Reedy River, South Carolina

REEDY RIVER, SOUTH CAROLINA. 22 December 1775. After the truce that resulted from the actions at Ninety Six on 19 November, the Council of Safety sent a force of South Carolina militia and newly raised regulars under Colonel Richard Richardson and Lieutenant Colonel William Thomson into the region between the Broad and Saluda Rivers to break up Loyalists assembling there. They were reinforced by 700 North Carolina militia under Colonels Thomas Polk and Griffith Rutherford and 220 Continental regulars under Colonel Alexander Martin. By December the Patriot army totaled more than four thousand men, the largest force yet seen in the South. Loyalist resistance collapsed in the face of this strength, and Richardson captured leaders, including Thomas Fletchall, who was discovered hiding in a hollow tree. The only Loyalist unit that refused to disband, commanded by Patrick Cunningham, retreated to Cherokee territory. Richardson sent Thomson with his rangers to hunt them down. On the morning of 22 December, Thomson came upon their camp in the canebrake next to the Reedy River.

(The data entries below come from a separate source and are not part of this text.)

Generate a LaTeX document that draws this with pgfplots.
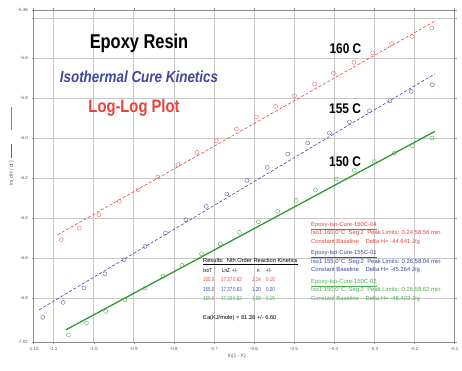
\documentclass[border=0pt]{standalone}
\usepackage{pgfplots}
\pgfplotsset{compat=1.18}
\usepackage{fontspec}
\setmainfont{Liberation Sans}
\definecolor{cred}{HTML}{E8423C}
\definecolor{cblue}{HTML}{3C48A0}
\definecolor{cgreen}{HTML}{2E9A2E}
\definecolor{tgreen}{HTML}{4CAF50}
\definecolor{gridc}{HTML}{C8C8C8}
\definecolor{axc}{HTML}{8C8C8C}
\newcommand{\cell}[2]{\makebox[#1][l]{\scalebox{0.78}[1]{#2}}}
\newcommand{\rowr}[5]{\cell{18pt}{#1}\cell{12pt}{#2}\cell{19pt}{#3}\cell{14pt}{#4}\cell{10pt}{#5}}
\begin{document}
\begin{tikzpicture}
\path[use as bounding box] (-33.5pt,-29pt) rectangle (428.5pt,342pt);
\begin{axis}[
  at={(0,0)}, anchor=south west, scale only axis,
  width=421pt, height=332pt,
  xmin=-1.15, xmax=-0.1, ymin=-7.02, ymax=-5.36,
  xtick={-1.15,-1.1,-1.0,-0.9,-0.8,-0.7,-0.6,-0.5,-0.4,-0.3,-0.2,-0.1},
  xticklabels={-1.15,-1.1,-1.0,-0.9,-0.8,-0.7,-0.6,-0.5,-0.4,-0.3,-0.2,-0.1},
  ytick={-7.02,-6.8,-6.6,-6.4,-6.2,-6.0,-5.8,-5.6,-5.36},
  yticklabels={-7.02,-6.8,-6.6,-6.4,-6.2,-6.0,-5.8,-5.6,-5.36},
  extra y ticks={-5.4}, extra y tick labels={},
  grid=major, major grid style={gridc, line width=0.6pt},
  axis line style={axc, line width=0.8pt},
  tick style={axc}, tick align=outside, major tick length=2pt,
  /pgf/number format/assume math mode=true,
  tick label style={font=\fontsize{4.5}{5}\selectfont, text=black!65},
  xlabel={ln(1 - X)},
  xlabel style={font=\fontsize{5}{6}\selectfont, text=black!65, at={(axis description cs:0.483,-0.042)}, anchor=center},
  ylabel={ln( dH / dt )\hspace{3pt}\textcolor{black!60}{\rule[0.4ex]{14pt}{0.4pt}}\hspace{14pt}\textcolor{tgreen}{\rule[0.4ex]{23pt}{1.2pt}}},
  ylabel style={font=\fontsize{5}{6}\selectfont, text=black!65, at={(axis description cs:-0.052,0.59)}, anchor=center, rotate=0},
  clip=false,
]
% 160 C data
\addplot[only marks, mark=o, mark size=2pt, draw=cred!80] coordinates {
(-1.081,-6.508) (-1.036,-6.450) (-0.987,-6.384) (-0.936,-6.317) (-0.889,-6.259)
(-0.840,-6.196) (-0.790,-6.134) (-0.742,-6.072) (-0.694,-6.014) (-0.644,-5.955)
(-0.594,-5.895) (-0.546,-5.842) (-0.499,-5.789) (-0.449,-5.730) (-0.402,-5.675)
(-0.351,-5.622) (-0.304,-5.575) (-0.257,-5.528) (-0.206,-5.492) (-0.157,-5.450)};
\addplot[cred, densely dashed, line width=0.6pt] coordinates {(-1.090,-6.484) (-0.150,-5.417)};
% 155 C data
\addplot[only marks, mark=o, mark size=2pt, draw=cblue!85] coordinates {
(-1.127,-6.897) (-1.076,-6.822) (-1.024,-6.750) (-0.972,-6.679) (-0.924,-6.609)
(-0.872,-6.542) (-0.821,-6.475) (-0.770,-6.409) (-0.719,-6.342) (-0.668,-6.280)
(-0.618,-6.212) (-0.567,-6.147) (-0.516,-6.080) (-0.466,-6.025) (-0.412,-5.975)
(-0.362,-5.920) (-0.312,-5.864) (-0.261,-5.814) (-0.208,-5.767) (-0.155,-5.734)};
\addplot[cblue, densely dashed, line width=0.6pt] coordinates {(-1.136,-6.859) (-0.149,-5.679)};
% 150 C data
\addplot[only marks, mark=o, mark size=2pt, draw=tgreen] coordinates {
(-1.063,-6.985) (-1.018,-6.925) (-0.970,-6.867) (-0.922,-6.809) (-0.872,-6.750)
(-0.827,-6.692) (-0.780,-6.637) (-0.731,-6.579) (-0.684,-6.529) (-0.636,-6.472)
(-0.589,-6.419) (-0.541,-6.367) (-0.495,-6.312) (-0.447,-6.260) (-0.395,-6.205)
(-0.350,-6.162) (-0.300,-6.118) (-0.250,-6.075) (-0.205,-6.039) (-0.156,-6.000)};
\addplot[cgreen, line width=1.3pt] coordinates {(-1.069,-6.959) (-0.149,-5.967)};

\node[font=\bfseries\fontsize{20}{22}\selectfont, text=black] at (rel axis cs:0.2506,0.9006) {\scalebox{0.82}[1]{Epoxy Resin}};
\node[font=\bfseries\itshape\fontsize{16}{18}\selectfont, text=cblue] at (rel axis cs:0.2506,0.798) {\scalebox{0.84}[1]{Isothermal Cure Kinetics}};
\node[font=\bfseries\fontsize{18}{20}\selectfont, text=cred] at (rel axis cs:0.2387,0.7048) {\scalebox{0.82}[1]{Log-Log Plot}};
\node[font=\bfseries\fontsize{14}{16}\selectfont] at (rel axis cs:0.741,0.8825) {\scalebox{0.85}[1]{160 C}};
\node[font=\bfseries\fontsize{14}{16}\selectfont] at (rel axis cs:0.740,0.7018) {\scalebox{0.85}[1]{155 C}};
\node[font=\bfseries\fontsize{14}{16}\selectfont] at (rel axis cs:0.740,0.542) {\scalebox{0.85}[1]{150 C}};

\node[anchor=north west, inner sep=0pt, font=\fontsize{5.7}{9.5}\selectfont, align=left] at (rel axis cs:0.4026,0.252) {%
\underline{Results:\ \ Nth Order Reaction Kinetics}\\
\cell{19pt}{IsoT}\cell{10pt}{LnZ}\cell{25pt}{+/-}\cell{9pt}{n}\cell{10pt}{+/-}\\
\textcolor{cred}{\rowr{160.0}{17.37}{0.82}{1.14}{0.16}}\\
\textcolor{cblue}{\rowr{155.0}{17.37}{0.83}{1.20}{0.20}}\\
\textcolor{tgreen}{\rowr{150.0}{17.33}{0.82}{1.08}{0.15}}\\[9pt]
Ea(KJ/mole) = 81.38 +/- 6.60};

\node[anchor=north west, inner sep=0pt, font=\fontsize{5.9}{8.5}\selectfont, align=left] at (rel axis cs:0.659,0.3614) {%
\textcolor{cred}{\underline{Epoxy-Iso-Cure-160C-04}}\\
\textcolor{cred}{Iso1 160.0°C\ \ Seg:2\ \ Peak Limits: 0.24,58.56 min}\\
\textcolor{cred}{Constant Baseline\ \ \ \ Delta H= -44.641 J/g}\\[3pt]
\textcolor{cblue}{\underline{Epoxy-Iso-Cure-155C-01}}\\
\textcolor{cblue}{Iso1 155.0°C\ \ Seg:2\ \ Peak Limits: 0.26,58.04 min}\\
\textcolor{cblue}{Constant Baseline\ \ \ \ Delta H= -45.264 J/g}\\[3pt]
\textcolor{tgreen}{\underline{Epoxy-Iso-Cure-150C-02}}\\
\textcolor{tgreen}{Iso1 150.0°C\ \ Seg:2\ \ Peak Limits: 0.26,58.62 min}\\
\textcolor{tgreen}{Constant Baseline\ \ \ \ Delta H= -48.423 J/g}};
\end{axis}
\end{tikzpicture}
\end{document}
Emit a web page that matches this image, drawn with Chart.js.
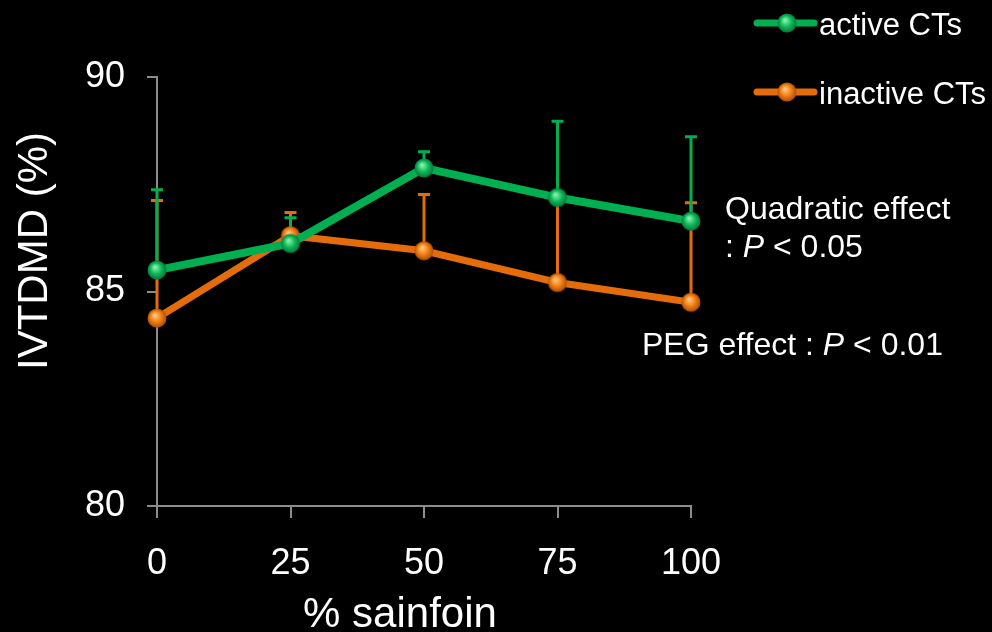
<!DOCTYPE html>
<html>
<head>
<meta charset="utf-8">
<title>IVTDMD vs % sainfoin</title>
<script src="https://cdn.jsdelivr.net/npm/chart.js@4"></script>
<style>
  html, body { margin: 0; padding: 0; background: #000; }
  #wrap { width: 992px; height: 632px; }
</style>
</head>
<body>
<div id="wrap"><canvas id="chart" width="992" height="632"></canvas></div>
<script>
// data
const sainfoin = [0, 25, 50, 75, 100];
const activeCTs = [85.5, 86.12, 87.88, 87.19, 86.64];
const activeUpper = [87.37, 86.72, 88.26, 88.97, 88.61];
const inactiveCTs = [84.38, 86.3, 85.95, 85.21, 84.75];
const inactiveUpper = [87.12, 86.84, 87.26, 87.15, 87.07];
const yTicks = [80, 85, 90];

const FONT = '"Liberation Sans", Arial, sans-serif';
const GREEN = '#00b050';
const ORANGE = '#e46c0a';
const AXIS = '#8c8c8c';

// shiny ball marker
function ball(light, mid, dark) {
  const c = document.createElement('canvas');
  c.width = 22; c.height = 22;
  const g = c.getContext('2d');
  const grad = g.createRadialGradient(9, 8, 1, 11, 11, 10);
  grad.addColorStop(0, light);
  grad.addColorStop(0.5, mid);
  grad.addColorStop(1, dark);
  g.fillStyle = grad;
  g.beginPath();
  g.arc(11, 11, 9.5, 0, Math.PI * 2);
  g.fill();
  return c;
}
const greenBall = ball('#7ff0a8', '#10b858', '#00703a');
const orangeBall = ball('#ffc27a', '#f07f14', '#a84800');

const toXY = (vals) => vals.map((v, i) => ({ x: sainfoin[i], y: v }));

const errorBars = {
  id: 'errorBars',
  beforeDatasetsDraw(chart) {
    const ctx = chart.ctx;
    const xs = chart.scales.x, ys = chart.scales.y;
    const sets = [[inactiveCTs, inactiveUpper, ORANGE], [activeCTs, activeUpper, GREEN]];
    ctx.save();
    sets.forEach(([vals, upper, col]) => {
      ctx.strokeStyle = col;
      ctx.lineWidth = 3;
      vals.forEach((v, i) => {
        const x = xs.getPixelForValue(sainfoin[i]);
        const y0 = ys.getPixelForValue(v);
        const y1 = ys.getPixelForValue(upper[i]);
        ctx.beginPath();
        ctx.moveTo(x, y0); ctx.lineTo(x, y1);
        ctx.moveTo(x - 6, y1); ctx.lineTo(x + 6, y1);
        ctx.stroke();
      });
    });
    ctx.restore();
  }
};

const extras = {
  id: 'extras',
  afterDraw(chart) {
    const ctx = chart.ctx;
    ctx.save();
    ctx.fillStyle = '#fff';
    // axis titles
    ctx.font = '42px ' + FONT;
    ctx.textAlign = 'center';
    ctx.textBaseline = 'alphabetic';
    ctx.fillText('% sainfoin', 400, 627);
    ctx.save();
    ctx.translate(47, 251);
    ctx.rotate(-Math.PI / 2);
    ctx.fillText('IVTDMD (%)', 0, 0);
    ctx.restore();

    // legend
    const items = [[GREEN, greenBall, 'active CTs', 23], [ORANGE, orangeBall, 'inactive CTs', 92]];
    ctx.textAlign = 'left';
    ctx.font = '31px ' + FONT;
    items.forEach(([col, img, label, y]) => {
      ctx.strokeStyle = col;
      ctx.lineWidth = 7;
      ctx.lineCap = 'round';
      ctx.beginPath();
      ctx.moveTo(757, y); ctx.lineTo(814, y);
      ctx.stroke();
      ctx.drawImage(img, 787 - 11, y - 11);
      ctx.fillText(label, 819, y + 12);
    });

    // statistics notes
    const f = '32px ' + FONT;
    ctx.font = f;
    ctx.fillText('Quadratic effect', 725, 219);
    let x = 725;
    ctx.fillText(': ', x, 257); x += ctx.measureText(': ').width;
    ctx.font = 'italic ' + f;
    ctx.fillText('P', x, 257); x += ctx.measureText('P ').width;
    ctx.font = f;
    ctx.fillText('< 0.05', x, 257);

    x = 642;
    ctx.fillText('PEG effect : ', x, 355); x += ctx.measureText('PEG effect : ').width;
    ctx.font = 'italic ' + f;
    ctx.fillText('P', x, 355); x += ctx.measureText('P ').width;
    ctx.font = f;
    ctx.fillText('< 0.01', x, 355);
    ctx.restore();
  }
};

new Chart(document.getElementById('chart'), {
  type: 'line',
  data: {
    datasets: [
      {
        label: 'active CTs',
        data: toXY(activeCTs),
        borderColor: GREEN,
        borderWidth: 8,
        pointStyle: greenBall,
        pointRadius: 10,
        tension: 0,
        clip: false
      },
      {
        label: 'inactive CTs',
        data: toXY(inactiveCTs),
        borderColor: ORANGE,
        borderWidth: 7,
        pointStyle: orangeBall,
        pointRadius: 10,
        tension: 0,
        clip: false
      }
    ]
  },
  options: {
    responsive: false,
    animation: false,
    layout: { padding: { top: 77, right: 301, bottom: 0, left: 0 } },
    plugins: {
      legend: { display: false },
      tooltip: { enabled: false }
    },
    scales: {
      x: {
        type: 'linear',
        min: 0, max: 100,
        afterBuildTicks: (s) => { s.ticks = sainfoin.map(v => ({ value: v })); },
        afterFit: (s) => { s.height = 126; },
        grid: { drawOnChartArea: false, color: AXIS, tickLength: 12, lineWidth: 2 },
        border: { color: AXIS, width: 2 },
        ticks: { color: '#fff', font: { family: FONT, size: 36 }, padding: 24, maxRotation: 0 }
      },
      y: {
        min: 80, max: 90,
        afterBuildTicks: (s) => { s.ticks = yTicks.map(v => ({ value: v })); },
        afterFit: (s) => { s.width = 157; },
        grid: { drawOnChartArea: false, color: AXIS, tickLength: 10, lineWidth: 2 },
        border: { color: AXIS, width: 2 },
        ticks: { color: '#fff', font: { family: FONT, size: 36 }, padding: 22 }
      }
    }
  },
  plugins: [errorBars, extras]
});
</script>
</body>
</html>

Loyalist pickets saw the Patriots before they were finished surrounding the camp and opened fire. No rangers were injured, and they took 130 prisoners while inflicting six casualties on the Loyalists. But Cunningham escaped with a handful of followers and joined the Cherokees further south. An error in dating has occasionally led some to believe that Reedy River and the Cane Brake were two separate battles.